Au-delà des nombreux obstacles -précédemment évoqués- auquel se trouve confronté tout investisseur dans un pays émergent, la Roumanie et la Bulgarie présentent, pour les dirigeants français de grandes entreprises comme de PME, de réelles opportunités : taille du marché, qualité et faible coût d'une main d'oeuvre souvent polyglotte, sérénité du climat politique et social, importance des débouchés, accroissement à venir du pouvoir d'achat suite à l'adhésion prochaine à l'Union européenne ...

Il est également à souligner que ces pays offrent aux investisseurs français, plus particulièrement aux créateurs de PME ou aux dirigeants relativement peu expérimentés, une certaine souplesse, voire une relative « indulgence » à l'égard de leurs erreurs éventuelles. Comme l'a évoqué l'un des chefs d'entreprises rencontrés, il reste encore possible, dans ces pays, de « faire des erreurs » qui seraient, en France, irréversibles.

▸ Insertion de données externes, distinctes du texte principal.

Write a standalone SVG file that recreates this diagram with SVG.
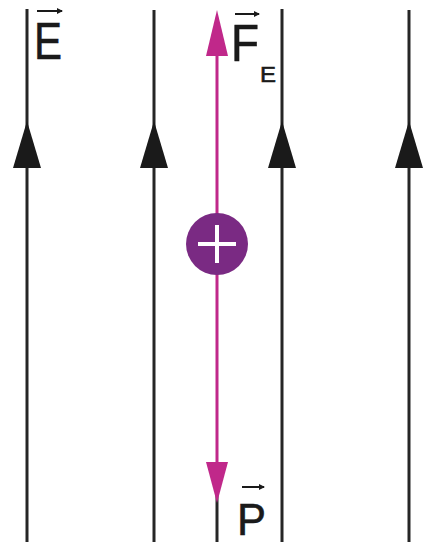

D'autre part, les investisseurs français doivent savoir que leur installation dans ces pays se trouvera grandement facilitée par un réseau de partenaires, tant publics que privés, apportant leur soutien à des implantations de ce type. A ce titre -et la délégation a pu constater l'excellence de leur travail-, les missions économiques dépendant de nos deux ambassades sont à même de renseigner les nouveaux arrivants sur de nombreux points touchant aussi bien au cadre politico-économique de chaque pays qu'à sa législation en matière sociale ou fiscale. Les nombreux documents produits par chaque mission font d'ailleurs l'objet d'une mise en ligne régulière et réactualisée, et sont donc très facilement accessibles à tous les investisseurs potentiels souhaitant réaliser une étude de marché depuis la France. Tout aussi utiles et indispensables pour les entrepreneurs sont par ailleurs les informations délivrées par les ambassades roumaine et bulgare en France, à travers notamment leur site Internet.

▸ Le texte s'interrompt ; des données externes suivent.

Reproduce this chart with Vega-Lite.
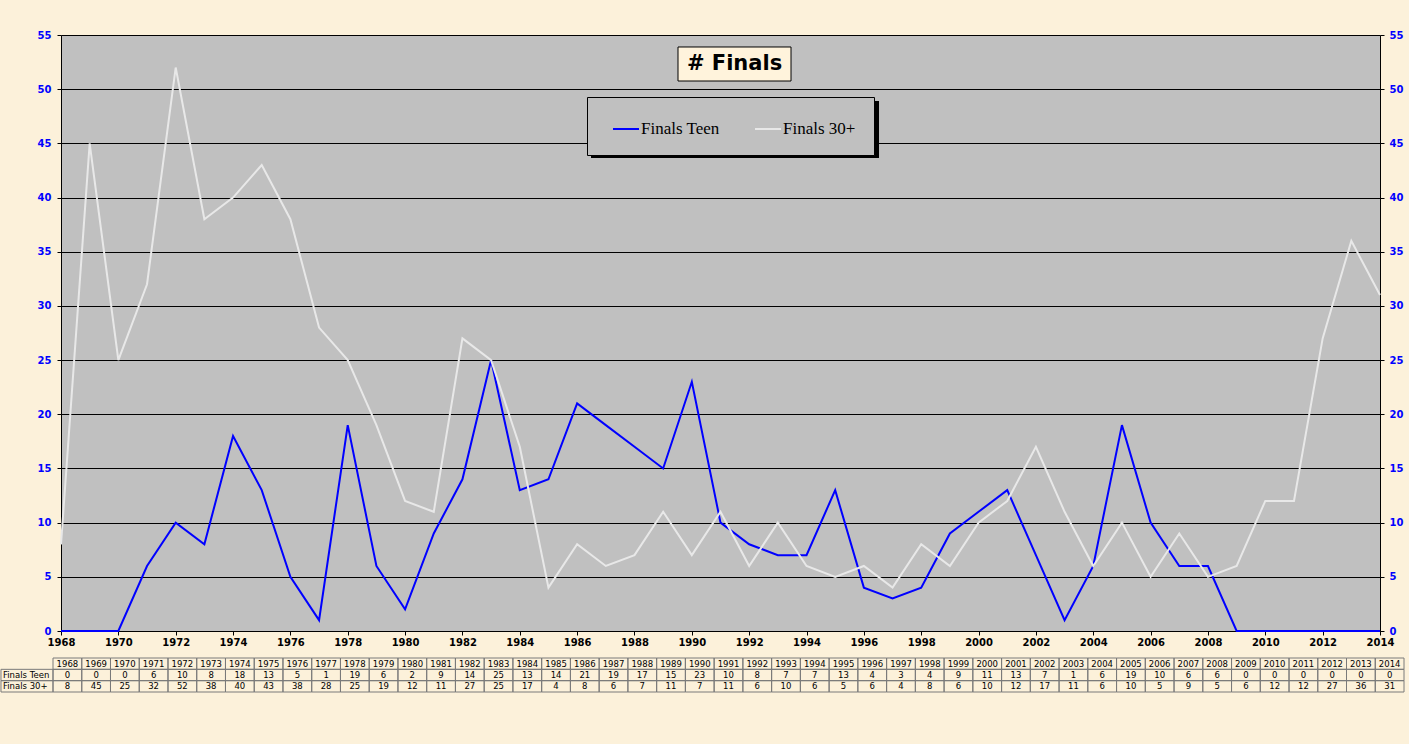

On évoquera également, s'agissant de la Roumanie, l'existence de plusieurs cabinets français installés de longue date dans le pays, d'une banque commerciale majeure ainsi que de la Chambre de commerce et d'industrie française dans ce pays, sans oublier les centres culturels en régions, qui constituent d'utiles sources de renseignements et d'avis préalables à toute implantation. On observera qu'il est aussi préconisé aux investisseurs de privilégier des implantations dans des régions où sont déjà installées des firmes françaises : outre l'expérience qu'elles peuvent leur transmettre à titre gracieux, elles sont susceptibles de constituer des partenaires privilégiés pour passer des accords d'approvisionnement ou d'expédition permettant de réduire les coûts.

Enfin, sur le plan des financements, existent de nombreux dispositifs émanant de bailleurs de fonds non seulement locaux et internationaux, mais aussi français. Leur utilité n'est pas que théorique puisque les dirigeants d'entreprises rencontrés par la délégation ont indiqué n'avoir pas rencontré de problèmes particuliers pour financer le développement de leur projet.

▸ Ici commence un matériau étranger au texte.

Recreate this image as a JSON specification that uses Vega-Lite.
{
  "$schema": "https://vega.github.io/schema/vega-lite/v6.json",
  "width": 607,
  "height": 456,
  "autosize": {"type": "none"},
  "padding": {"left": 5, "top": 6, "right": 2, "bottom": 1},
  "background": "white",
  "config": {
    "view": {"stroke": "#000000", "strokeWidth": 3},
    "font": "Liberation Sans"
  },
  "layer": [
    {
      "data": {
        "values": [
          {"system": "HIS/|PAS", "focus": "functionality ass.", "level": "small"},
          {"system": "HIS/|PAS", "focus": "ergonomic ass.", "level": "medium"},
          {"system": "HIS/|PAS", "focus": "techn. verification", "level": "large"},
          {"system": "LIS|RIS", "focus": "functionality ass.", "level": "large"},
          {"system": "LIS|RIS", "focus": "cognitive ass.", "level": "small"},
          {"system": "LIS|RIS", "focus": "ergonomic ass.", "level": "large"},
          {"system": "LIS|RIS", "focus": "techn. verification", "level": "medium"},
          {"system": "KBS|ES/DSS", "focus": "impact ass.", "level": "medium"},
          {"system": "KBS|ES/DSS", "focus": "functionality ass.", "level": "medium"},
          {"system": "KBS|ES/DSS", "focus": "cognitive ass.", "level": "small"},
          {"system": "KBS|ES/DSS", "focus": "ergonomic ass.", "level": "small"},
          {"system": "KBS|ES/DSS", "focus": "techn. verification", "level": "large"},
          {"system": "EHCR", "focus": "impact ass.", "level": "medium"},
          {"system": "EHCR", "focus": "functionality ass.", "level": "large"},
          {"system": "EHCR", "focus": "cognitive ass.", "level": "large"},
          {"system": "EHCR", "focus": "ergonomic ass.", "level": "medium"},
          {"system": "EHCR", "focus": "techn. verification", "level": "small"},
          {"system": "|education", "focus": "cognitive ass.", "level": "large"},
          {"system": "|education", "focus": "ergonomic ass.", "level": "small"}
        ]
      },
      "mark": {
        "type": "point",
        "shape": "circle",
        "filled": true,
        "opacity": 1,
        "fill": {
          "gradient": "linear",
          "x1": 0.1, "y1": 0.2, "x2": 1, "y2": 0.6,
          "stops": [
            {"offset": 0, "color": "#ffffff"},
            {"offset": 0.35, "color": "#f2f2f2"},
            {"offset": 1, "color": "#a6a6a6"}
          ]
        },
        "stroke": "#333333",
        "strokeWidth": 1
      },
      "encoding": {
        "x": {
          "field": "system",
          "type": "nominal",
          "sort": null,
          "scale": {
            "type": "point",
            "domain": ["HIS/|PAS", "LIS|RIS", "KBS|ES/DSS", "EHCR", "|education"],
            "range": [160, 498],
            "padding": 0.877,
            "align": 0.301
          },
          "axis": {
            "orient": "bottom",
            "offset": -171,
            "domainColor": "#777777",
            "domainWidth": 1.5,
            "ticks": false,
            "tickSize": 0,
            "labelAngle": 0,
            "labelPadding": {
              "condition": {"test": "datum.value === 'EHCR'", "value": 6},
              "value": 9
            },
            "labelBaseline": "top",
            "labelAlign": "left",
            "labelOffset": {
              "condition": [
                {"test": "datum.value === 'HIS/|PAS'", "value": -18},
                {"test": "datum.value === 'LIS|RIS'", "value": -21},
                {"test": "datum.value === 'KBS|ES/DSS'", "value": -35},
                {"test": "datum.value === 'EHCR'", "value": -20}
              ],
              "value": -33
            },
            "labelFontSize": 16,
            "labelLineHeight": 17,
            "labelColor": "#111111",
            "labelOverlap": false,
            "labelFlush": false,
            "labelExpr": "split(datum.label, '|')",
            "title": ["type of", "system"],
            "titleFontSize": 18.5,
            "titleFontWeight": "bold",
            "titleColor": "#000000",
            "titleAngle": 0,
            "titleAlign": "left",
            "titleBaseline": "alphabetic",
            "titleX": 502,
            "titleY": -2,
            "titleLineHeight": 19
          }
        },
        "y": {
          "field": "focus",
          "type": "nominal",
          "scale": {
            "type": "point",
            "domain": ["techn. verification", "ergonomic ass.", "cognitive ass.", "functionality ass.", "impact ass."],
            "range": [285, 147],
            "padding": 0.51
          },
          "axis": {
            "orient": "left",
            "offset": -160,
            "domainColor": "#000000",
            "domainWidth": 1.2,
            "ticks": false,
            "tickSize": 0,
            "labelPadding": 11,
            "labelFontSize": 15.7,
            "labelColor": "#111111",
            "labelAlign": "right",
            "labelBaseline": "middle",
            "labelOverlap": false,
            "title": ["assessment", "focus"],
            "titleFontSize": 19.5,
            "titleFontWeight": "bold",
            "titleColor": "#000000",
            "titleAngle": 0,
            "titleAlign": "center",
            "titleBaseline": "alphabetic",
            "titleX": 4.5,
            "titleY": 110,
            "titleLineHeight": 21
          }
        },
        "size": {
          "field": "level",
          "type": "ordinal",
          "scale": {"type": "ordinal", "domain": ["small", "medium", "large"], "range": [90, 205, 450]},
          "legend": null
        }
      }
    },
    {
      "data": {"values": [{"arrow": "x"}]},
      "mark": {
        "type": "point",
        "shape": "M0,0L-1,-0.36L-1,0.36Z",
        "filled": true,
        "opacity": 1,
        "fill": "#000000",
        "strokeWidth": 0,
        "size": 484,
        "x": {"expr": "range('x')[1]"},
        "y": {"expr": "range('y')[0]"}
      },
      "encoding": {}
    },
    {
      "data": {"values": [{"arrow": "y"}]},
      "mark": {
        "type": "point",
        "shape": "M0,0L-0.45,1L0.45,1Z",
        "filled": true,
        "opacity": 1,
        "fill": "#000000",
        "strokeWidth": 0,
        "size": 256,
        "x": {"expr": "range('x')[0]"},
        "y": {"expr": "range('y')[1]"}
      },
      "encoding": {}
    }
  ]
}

Ainsi, certains projets peuvent être financés par des fonds provenant du programme PHARE de l'Union européenne, de la BERD ou de la SFI (Société financière internationale), filiale de la Banque mondiale. Les banques commerciales nationales accordent également des crédits aux entreprises, soit en recourant aux mêmes sources que les bailleurs internationaux, soit indépendamment. En France, la procédure du Fasep-garantie permet aux entreprises souhaitant financer l'implantation d'une filiale dans ces pays d'obtenir une garantie facilitant l'obtention d'emprunts, les dossiers étant instruits dans ce cas par les directions régionales de la Coface et de la BDPME (Banque de développement des petites et moyennes entreprises).